The hook can include the protocol portion on top of the imposed market fee. That is why a 10% configured market fee can be displayed as 12% total fee on the trading surface.
Why might the fee model say unavailable?
That means the app has not resolved the token pool and hook fee configuration yet. JANPU shows that state plainly instead of inventing a fee number before the live source can provide it.
Early Trading and Liquidity
What does builder buy signal to investors?
Builder buy shows that the founder put capital into the token at creation, with JANPU framing that commitment as 0.1 ETH or 250 USDC. It is useful alignment context and a support signal, but it does not guarantee market performance.
Does a larger founder commitment change JANPU support?
Yes. JANPU promises support, visibility, and amplification to launch teams, and the strength of the founder buy-in helps shape the cadence and intensity of that support.

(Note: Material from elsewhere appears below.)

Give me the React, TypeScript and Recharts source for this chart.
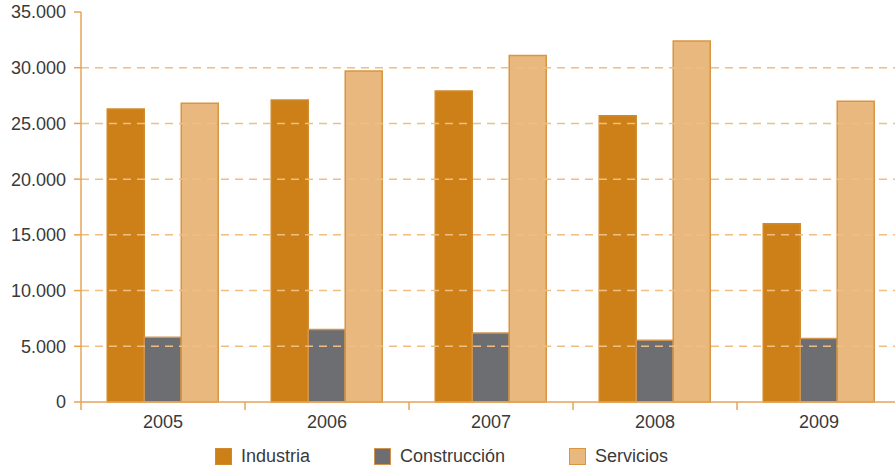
import { BarChart, Bar, XAxis, YAxis, ReferenceLine, Legend } from 'recharts';

const years = ['2005', '2006', '2007', '2008', '2009'];
const industria = [26300, 27100, 27900, 25700, 16000];
const construccion = [5800, 6500, 6200, 5550, 5700];
const servicios = [26800, 29700, 31100, 32400, 27000];
const yTicks = [0, 5000, 10000, 15000, 20000, 25000, 30000, 35000];
const gridValues = [5000, 10000, 15000, 20000, 25000, 30000];

const data = years.map((year, i) => ({
    year,
    Industria: industria[i],
    Construcción: construccion[i],
    Servicios: servicios[i],
}));

const series = [
    { key: 'Industria', fill: '#CD8017', stroke: '#D08A2E' },
    { key: 'Construcción', fill: '#6D6E71', stroke: '#CF9550' },
    { key: 'Servicios', fill: '#E8B87F', stroke: '#D9963F' },
];

const FONT = '"Liberation Sans", Arial, sans-serif';
const TEXT = '#3a3a3a';
const AXIS = '#E4A458';
const FS = 18;

const fmt = (v: number) => v.toString().replace(/\B(?=(\d{3})+(?!\d))/g, '.');

function YearTick(props: any) {
    const { x, y, payload } = props;
    const half = payload && payload.offset ? payload.offset : 82;
    return (
        <g>
            <line x1={x - half} x2={x - half} y1={y} y2={y + 8} stroke={AXIS} strokeWidth={1.5} />
            <text x={x} y={y + 20} textAnchor="middle" dominantBaseline="central" fill={TEXT} fontSize={FS} fontFamily={FONT}>
                {payload.value}
            </text>
        </g>
    );
}

function LegendBox() {
    return (
        <div style={{ display: 'flex', justifyContent: 'center', alignItems: 'center', height: 28, paddingTop: 4, paddingRight: 18, fontFamily: FONT, fontSize: FS, color: TEXT }}>
            {series.map((s) => (
                <div key={s.key} style={{ display: 'flex', alignItems: 'center', margin: '0 32px' }}>
                    <span style={{ display: 'inline-block', width: 15, height: 15, background: s.fill, border: `1px solid ${s.stroke}`, marginRight: 9 }} />
                    <span>{s.key}</span>
                </div>
            ))}
        </div>
    );
}

export default function App() {
    return (
        <div style={{ position: 'absolute', left: 0, top: 0 }}>
            <BarChart width={895} height={466} data={data} margin={{ top: 12, right: -6, left: 0, bottom: 0 }} barCategoryGap="16%" barGap={0}>
                {gridValues.map((v) => (
                    <ReferenceLine key={v} y={v} stroke="#F0BE82" strokeWidth={1.5} strokeDasharray="8 6" />
                ))}
                <XAxis dataKey="year" height={36} stroke={AXIS} strokeWidth={1.5} tickSize={0} tickMargin={0} tick={<YearTick />} interval={0} />
                <YAxis
                    width={81}
                    domain={[0, 35000]}
                    ticks={yTicks}
                    tickFormatter={fmt}
                    stroke={AXIS}
                    strokeWidth={1.5}
                    tickSize={7}
                    tickMargin={8}
                    tick={{ fill: TEXT, fontSize: FS, fontFamily: FONT }}
                />
                <Legend verticalAlign="bottom" height={28} content={<LegendBox />} />
                {series.map((s) => (
                    <Bar key={s.key} dataKey={s.key} fill={s.fill} stroke={s.stroke} strokeWidth={1.5} isAnimationActive={false} />
                ))}
            </BarChart>
        </div>
    );
}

Is liquidity controlled by JANPU contracts?
JANPU launches can use LP locker contracts that hold Uniswap v4 position NFTs, collect fees, and route claimable balances through the fee-locker flow.
What are early-trading fees?
Some launches can start with temporary high fees that decay over a short opening window. These settings are intended to shape the first moments of trading and are separate from long-term token quality.
Can fees be very high right after creation?
Yes, optional early-trading modules can use high temporary LP fees for a short window. Standard static and adaptive fee models have lower caps, and the token detail page should be checked before trading.
Does JANPU guarantee token price or liquidity?
No. JANPU provides launch, market, fee, and disclosure infrastructure. Token price, liquidity depth, and execution quality still depend on market conditions and participant behavior.
Token Profile and Verification
How do I know I am viewing the right token?
Use the canonical token address on the page. Names, symbols, and images help recognition, but the contract address is the durable identifier for a JANPU token.
What does a verified token mark mean?
It means the original launch wallet has marked the token as verified through the token contract. It confirms builder control of the profile, not investment safety.
Can token profile information change?
Yes. Authorized builder wallets can update supported profile fields, social links, and image URLs. JANPU keeps the token address stable while allowing those profile updates.
What token standard does JANPU use?
JANPU tokens are ERC20 tokens with permit and vote-compatible extensions. That supports wallet approvals and common onchain integrations without changing the basic ERC20 trading model.
Why should I inspect the address before trading?
Lookalike names and symbols can exist anywhere onchain. JANPU pages expose the token address so you can compare it with the address used in your wallet, explorer, or external market tools.
Airdrops, Data, and Risk
How do I know if I have an airdrop allocation?
Connect your wallet on the token page. If the token has a JANPU airdrop and your wallet has an allocation, the page can show claim status and prepare the claim transaction.
Why can market metrics lag?
JANPU combines onchain state with public market sources. Fresh launches, quiet markets, or delayed source refreshes can leave price, volume, holders, or earnings temporarily incomplete.
What can cause a trade to fail?
Common causes include a rejected wallet prompt, stale route data, insufficient balance, fee movement, slippage limits, expired permit signatures, or Base network congestion.
Who earns from trading fees?
Configured builder payout accounts can claim their share, and the protocol portion is routed separately. JANPU surfaces these economics so investors can see how the market pays builders.
How can JANPU participants benefit from founder buys?
The JANPU share of locked founder-buy tokens can be routed back to JANPU participants through regular airdrops, or burned when the team chooses that path for the network.
What risks should I keep in mind?
JANPU tokens are volatile onchain markets. Fees, early-trading settings, builder buy, verification, and visible earnings are disclosure signals, not guarantees of liquidity, price, or safety.